ネット(正味)輸出額で見れば、主要な鉱山生産国である南アフリカやロシアの存在感は大きいですが、実際の輸出額で見れば、主要な鉱山生産国よりも、鉱石を精錬したり保管をしたり、自動車の排ガス浄化装置や電子部品、宝飾品などを作ったり、これらの製品からリサイクルし得るプラチナを大量に保有したりしている国の方が、存在感が大きいことが分かります。
2019年は、7位に入ったベルギーの輸出が目立ちました(輸出率80%)。

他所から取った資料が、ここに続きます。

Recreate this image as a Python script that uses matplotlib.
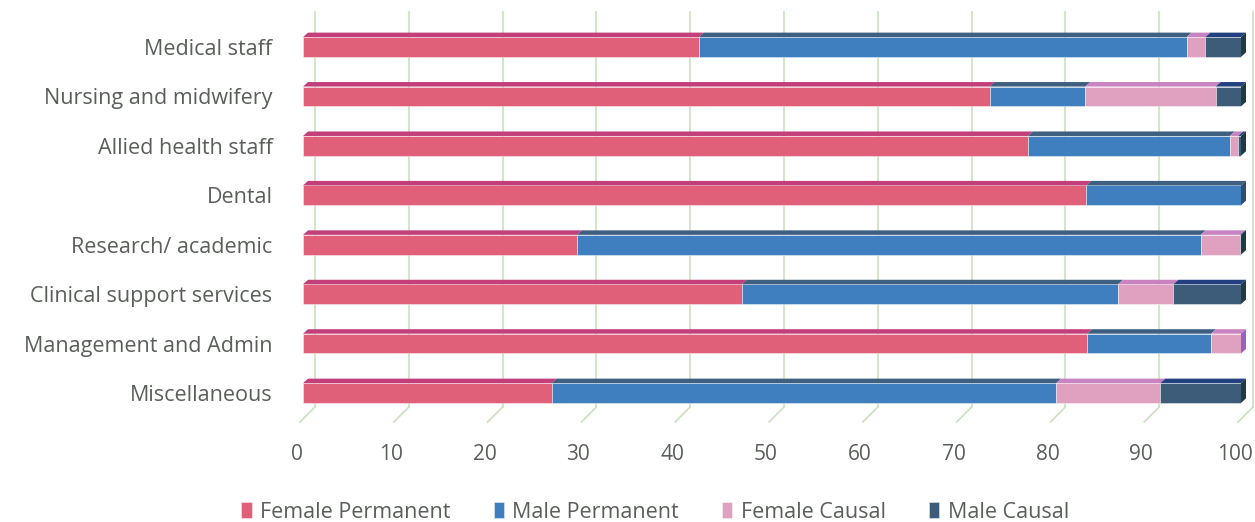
import numpy as np
import matplotlib.pyplot as plt
from matplotlib.patches import Polygon
from matplotlib.transforms import ScaledTranslation

categories = ["Medical staff", "Nursing and midwifery", "Allied health staff", "Dental",
              "Research/ academic", "Clinical support services", "Management and Admin",
              "Miscellaneous"]
female_perm = [42.2, 73.2, 77.3, 83.5, 29.2, 46.8, 83.6, 26.5]
male_perm = [52.0, 10.2, 21.5, 16.5, 66.5, 40.1, 13.2, 53.8]
female_causal = [2.0, 13.9, 0.9, 0.0, 4.2, 5.9, 3.2, 11.1]
male_causal = [3.8, 2.7, 0.3, 0.0, 0.1, 7.2, 0.0, 8.6]
series_names = ["Female Permanent", "Male Permanent", "Female Causal", "Male Causal"]
xticks = [0, 10, 20, 30, 40, 50, 60, 70, 80, 90, 100]

face = ["#e06079", "#3f7fbf", "#e0a0c0", "#3d5c7a"]
top = ["#c23f7a", "#3f5f80", "#c883c0", "#223f80"]
side = ["#a8305a", "#2c4f70", "#9b5fc0", "#1f3a40"]
text_col = "#5a5f5a"
grid_col = "#c9e2bd"

plt.rcParams['font.family'] = ['Open Sans', 'DejaVu Sans']

W, H = 1255, 522
fig = plt.figure(figsize=(W / 100, H / 100), dpi=100)
# axes: x 0 -> px 303, 100 -> px 1241 ; bar centres 47 .. 393 px
ax = fig.add_axes([303 / W, 1 - 423 / H, (1241 - 303) / W, (423 - 12) / H])
px_x = 100 / (1241 - 303)
px_y = 1 / 49.43
ytop = -35 * px_y
ax.set_xlim(0, 100)
ax.set_ylim(ytop + 411 * px_y, ytop)

y = np.arange(len(categories))
yback = ytop + 395 * px_y
# back wall grid + floor diagonals
for v in xticks:
    xb = v + 12 * px_x
    ax.plot([xb, xb], [ytop, yback], color=grid_col, lw=1.2, zorder=0, clip_on=False)
    ax.plot([xb, v - 3 * px_x], [yback, yback + 15 * px_y], color=grid_col, lw=1.2,
            zorder=0, clip_on=False)

data = [female_perm, male_perm, female_causal, male_causal]
bh = 0.4
dx, dy = 5 * px_x, 4.5 * px_y
left = np.zeros(len(categories))
for k, vals in enumerate(data):
    vals = np.array(vals)
    ax.barh(y, vals, left=left, height=bh, color=face[k], edgecolor=(1, 1, 1, 0.5),
            lw=0.6, label=series_names[k], zorder=3)
    for i in range(len(categories)):
        if vals[i] <= 0:
            continue
        x0, x1 = left[i], left[i] + vals[i]
        yt = y[i] - bh / 2
        ax.add_patch(Polygon([(x0, yt), (x1, yt), (x1 + dx, yt - dy), (x0 + dx, yt - dy)],
                             closed=True, color=top[k], lw=0, zorder=3, clip_on=False))
    left = left + vals

# right side faces at bar ends
for i in range(len(categories)):
    last = max(k for k in range(4) if data[k][i] > 0)
    x1 = left[i]
    yt, yb = y[i] - bh / 2, y[i] + bh / 2
    ax.add_patch(Polygon([(x1, yt), (x1 + dx, yt - dy), (x1 + dx, yb - dy), (x1, yb)],
                         closed=True, color=side[last], lw=0, zorder=3, clip_on=False))

ax.set_yticks(y, categories)
ax.set_xticks(xticks)
ax.tick_params(axis='y', length=0, pad=22, labelsize=15.5, labelcolor=text_col)
ax.tick_params(axis='x', length=0, pad=15, labelsize=15, labelcolor=text_col)
shift = ScaledTranslation(-6 / 100, 0, fig.dpi_scale_trans)
for lab in ax.get_xticklabels():
    lab.set_transform(lab.get_transform() + shift)
for s in ax.spines.values():
    s.set_visible(False)

leg = fig.legend(loc='center', bbox_to_anchor=(0.522, 1 - 512 / H), ncol=4, frameon=False,
                 handlelength=0.47, handleheight=0.75, handletextpad=0.4, columnspacing=2.0,
                 fontsize=15.5)
for t in leg.get_texts():
    t.set_color(text_col)

fig.savefig("out.png", dpi=100)
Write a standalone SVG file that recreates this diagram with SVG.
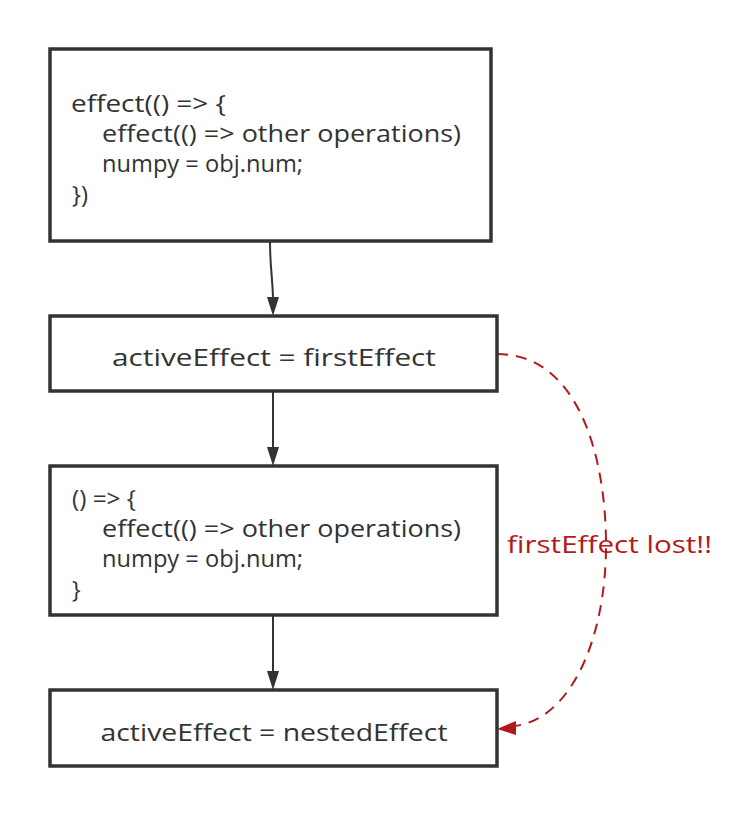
<svg xmlns="http://www.w3.org/2000/svg" width="742" height="816" viewBox="0 0 742 816">
<style>
.box{fill:#fff;stroke:#333;stroke-width:3.5}
.t{font-family:"Comic Sans MS","Open Sans","Liberation Sans",sans-serif;font-size:23px;fill:#333}
.red{fill:#b3191b}
.edge{fill:none;stroke:#333;stroke-width:2}
.dash{fill:none;stroke:#b3191b;stroke-width:2;stroke-dasharray:11 8}
</style>
<rect width="742" height="816" fill="#fff"/>
<g id="connectors">
<path class="edge" d="M270,241 C270,268 273,282 273,300"/>
<path d="M273,316 L267,297 L279,297 z" fill="#333"/>
<path class="edge" d="M273,391 L273,450"/>
<path d="M273,466 L267,447 L279,447 z" fill="#333"/>
<path class="edge" d="M273,615 L273,674"/>
<path d="M273,690 L267,671 L279,671 z" fill="#333"/>
<path class="dash" d="M497,354 C580,354 606,460 606,545 C606,640 570,720 514,726"/>
<path d="M497,729 L516,721 L516,735 z" fill="#b3191b"/>
</g>
<g id="box1">
<rect class="box" x="50" y="49" width="441" height="192"/>
<text class="t" x="71" y="112" textLength="155" lengthAdjust="spacingAndGlyphs">effect(() =&gt; {</text>
<text class="t" x="102" y="142" textLength="359" lengthAdjust="spacingAndGlyphs">effect(() =&gt; other operations)</text>
<text class="t" x="102" y="172" textLength="201" lengthAdjust="spacingAndGlyphs">numpy = obj.num;</text>
<text class="t" x="72" y="203" textLength="16" lengthAdjust="spacingAndGlyphs">})</text>
</g>
<g id="box2">
<rect class="box" x="50" y="316" width="447" height="75"/>
<text class="t" x="274" y="366" text-anchor="middle" textLength="324" lengthAdjust="spacingAndGlyphs">activeEffect = firstEffect</text>
</g>
<g id="box3">
<rect class="box" x="50" y="466" width="447" height="149"/>
<text class="t" x="72" y="507" textLength="64" lengthAdjust="spacingAndGlyphs">() =&gt; {</text>
<text class="t" x="102" y="537" textLength="359" lengthAdjust="spacingAndGlyphs">effect(() =&gt; other operations)</text>
<text class="t" x="102" y="567" textLength="201" lengthAdjust="spacingAndGlyphs">numpy = obj.num;</text>
<text class="t" x="72" y="598">}</text>
</g>
<g id="box4">
<rect class="box" x="50" y="690" width="447" height="76"/>
<text class="t" x="274" y="741" text-anchor="middle" textLength="347" lengthAdjust="spacingAndGlyphs">activeEffect = nestedEffect</text>
</g>
<g id="label">
<text class="t red" x="609.5" y="553" text-anchor="middle" textLength="205" lengthAdjust="spacingAndGlyphs">firstEffect lost!!</text>
</g>
</svg>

今後も、ベルギーだけでなく、英国やドイツ、米国などの鉱山生産国以外が、輸出を拡大する可能性はゼロではないと思います。
プラチナの供給と言えば、南アフリカとロシアとジンバブエですが、このような鉱山生産国以外からの、リサイクルなどをきっかけとした輸出増加の可能性がある点に注意が必要だと思います。
強弱ともに材料が存在するが、プラチナの最大の魅力は、リーマン・ショック後の安値に近いこと
最後に、プラチナ価格の長期のグラフ(年足)を確認します。2020年は3月の新型コロナ・ショックで一時的に、2008年のリーマン・ショック直後の安値を割り込みましたが、すぐに反発しました。引き続き、長期的な視点で、底堅い状況が継続していると、筆者はみています。
図:ドル建てプラチナ年足 単位:ドル/トロイオンス
本レポートで述べた上昇・下落の要因についてまとめます。
【上昇要因】
- 新型コロナウイルス感染拡大によって受けたダメージから、経済を回復させるために行われている欧米の大規模な金融緩和により、株高・金高が起きやすくなっており、プラチナも反発しやすくなっているとみられる。
- 主要鉱山生産国における新型コロナウイルスの感染拡大が、さらに進行した場合、プラチナの供給が減少する懸念がある。
- 自動車生産台数は近年、頭打ち感がある(今後、新型コロナの影響で大きく減少する可能性もある)が、自動車1台あたりに使われる排ガス浄化装置向けの貴金属の量は、増加している。排ガス規制の強化が、プラチナを含んだ排ガス浄化装置向け貴金属全体の消費量を一定程度保つ役割を果たしているとみられる。
- 新型コロナ・ショック時に、一時的にリーマン・ショック直後の安値を割ったものの、すぐに反発した。底堅い状況は、現在も継続しているとみられる。
【下落要因】
- リサイクルからの供給が増え、鉱山生産国以外からの輸出が拡大した場合、プラチナの需給バランスが緩む可能性がある。
今回はプラチナについて述べました。
プラチナは、金やパラジウムと比較されることがありますが(プラチナと金、プラチナとパラジウムの価格差など)、仮に、価格差の議論でプラチナが割安と判断されても、それはあくまでも相対比較に過ぎず、プラチナ単体を買う動機としては、決して強いものではないと筆者は思います。
それよりは、プラチナ単体の、需給や価格の水準に注目することが、プラチナ市場の状況を把握するために役立つと思います。